Conclusion: Rum in noble rot casks? Why not then finish in mizunara? Why not have direct fire on the pots and use dunder as well? Remember how Kavalan blew people’s minds? Renaissance will do the same for rum.
Brand: Saint James 15ans, 43%
Nose: Dried raspberries, ripe melon, black grape, damson jam and some heavy florals, that polish note that you get with genuinely old rums – even a little hint of ink – before the heady sweetness of cane. Concentrated with some maraschino, then tomato puree and leaf Water shows a more structured approach. Moving into tea leaves, and dried lime. Complex.
Palate: A coating of sweet black fruits, then some white pepper and balancing crisp oak. It’s almost saline at times. The generosity of the fruit is still there when water is added but the oak, bay rum and clove are now more prominent.
Finish: When neat it’s pure Ribena.
Conclusion: A new permanent addition to the already exemplary Saint James range. A rhum for whisky lovers (and anyone who loves great spirits). Sophisticated.
Brand: Trinidad #1, Jung & Wulff, 43%
Nose: Light, sweet, some banana, pink peppercorn, and a touch of toasty wood/cashew then a very Trini blast of bright grapefruit and yuzu. With water there’s slightly more oak, plasticine and a little pineapple.

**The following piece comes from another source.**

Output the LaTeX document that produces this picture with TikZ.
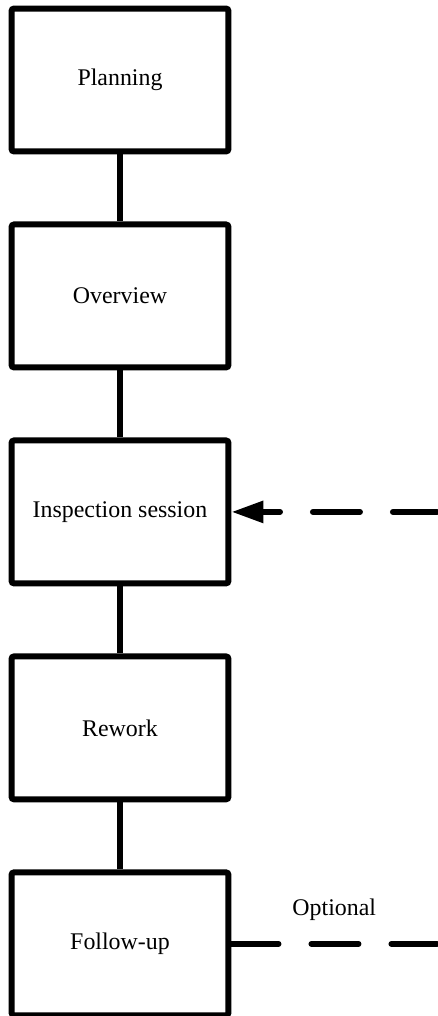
\documentclass[tikz,border=0pt]{standalone}
\usepackage{fontspec}
\setmainfont{Liberation Serif}
\usetikzlibrary{positioning,arrows.meta}

\begin{document}
\begin{tikzpicture}
  [x=0.02cm,y=-0.02cm,node distance=1.34cm,
   every node/.style={font=\fontsize{13.6}{16}\selectfont},
   stage/.style={draw,line width=0.12cm,rounded corners=1.5pt,minimum width=4.34cm,minimum height=2.86cm},
   link/.style={line width=0.12cm},
   optlink/.style={line width=0.12cm,line cap=round,dash pattern=on 0.94cm off 0.66cm}]
  \useasboundingbox (0,0) rectangle (437,1016);
  \coordinate (rim) at (437,0);

  \node[stage] (plan) at (120,80) {Planning};
  \node[stage,below=of plan] (over) {Overview};
  \node[stage,below=of over] (insp) {Inspection session};
  \node[stage,below=of insp] (rew) {Rework};
  \node[stage,below=of rew] (fup) {Follow-up};

  \draw[link] (plan) -- (over);
  \draw[link] (over) -- (insp);
  \draw[link] (insp) -- (rew);
  \draw[link] (rew) -- (fup);

  \draw[optlink,dash phase=0.58cm,{Triangle[length=0.64cm,width=0.42cm]}-] (insp.east) -- (insp.east -| rim);
  \draw[optlink] (fup.east) -- node[midway,anchor=base,yshift=0.56cm] {Optional} (fup.east -| rim);
\end{tikzpicture}
\end{document}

Palate: The start is gentle with an almost syrupy coating of sweet caramelised fruits, then there’s an abrupt shift to insane levels of spiciness. By the back palate the sweet vanilla notes are struggling to be seen. Water gives more of a pillowy quality but there’s still that sudden shift into pepper.
Finish: Spiced up.
Conclusion: A rum of two very distinct halves, but the spiciness knocks the balance.